逆の言い方をすれば、和田容疑者がZ社名義の銀行口座に振り込ませたりせず、コンサート会場などで現金で受け取っていれば、立件は難しかったことになる。主催者側に出演料支払いの記録が残っていても、和田容疑者が「受け取っていない。どこに証拠があるのか」と主張し続ければ、捜査当局がそれを崩すことは困難だからだ。
さらに現金でのやり取りゆえ、国税当局にも把握されにくい。ある芸能プロダクション幹部は「大きなカネが動く芸能界で未だに『ご祝儀』の慣行が残っているのは、こうした事情を芸能関係者が理解しているから」と打ち明ける。

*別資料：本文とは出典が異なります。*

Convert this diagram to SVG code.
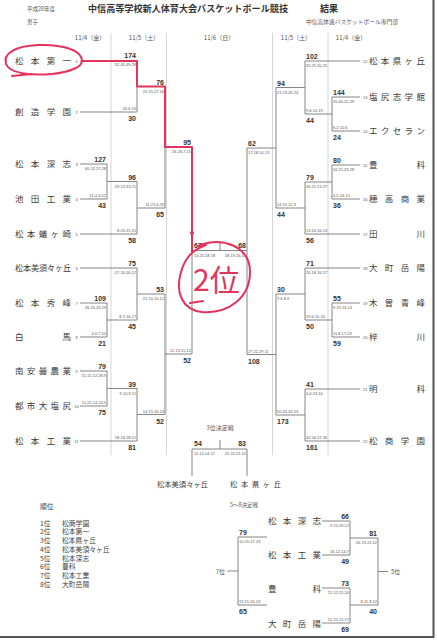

皮肉にも「ご祝儀」の慣行を徹底しなかったことが、和田容疑者の命取りになった、ということだ。
繰り返しになるが、今回立件されたSL社の被害額は氷山の一角に過ぎない。10年10月から13年5月までの2年7ヵ月間を対象に行われた渋谷税務署の調査では、和田容疑者がヴェルヴェッツの出演料を着服したり、私的な支出を付け回したりした金額は約1740万円と認定された。
税務署はこれをSL社が和田容疑者に支払った給与とみなし、SL社側の意図的な仮装・隠蔽による所得隠しと判断。懲罰的な意味を持つ重加算税を含めて約700万円を追徴課税した。
税務署の事情聴取に対して和田容疑者は、ヴェルヴェッツの出演料を「ご祝儀」として現金で受け取るなどして、私的な目的に流用したことを認めた。この結論を受けてSL社は13年12月、和田容疑者を取締役から解任した。
税務署の調査対象に入らなかった期間も含めて内部調査を続けたSL社は、和田容疑者が10年10月から13年7月までの2年9ヵ月間に会社に与えた損害額を約2850万円と結論付けた。
このうち出演料を「ご祝儀」として着服した金額が約980万円、出演料・制作費を別会社経由で着服した金額は約1730万円にのぼる。SL社はこの他にも、10年から12年までの3年間に和田容疑者に対して「仮払金」の名目で約2300万円を支出したが、和田容疑者からは全く返済されていないという。
さらにSL社は、税務署から和田容疑者の給与と認定された着服分にかかる源泉税約440万円を立て替えて納めている。ここまで加えると、和田容疑者がSL社に与えた損害額の合計は約5590万円にものぼる。
しかもカネに絡む和田容疑者の問題はこれだけにとどまらない。長年にわたって利息さえ支払っていない借入金や、裏付けのない情報を流して呼び込んだ投資金など、詐欺まがいのデタラメな行為が次々と浮上しているのだ。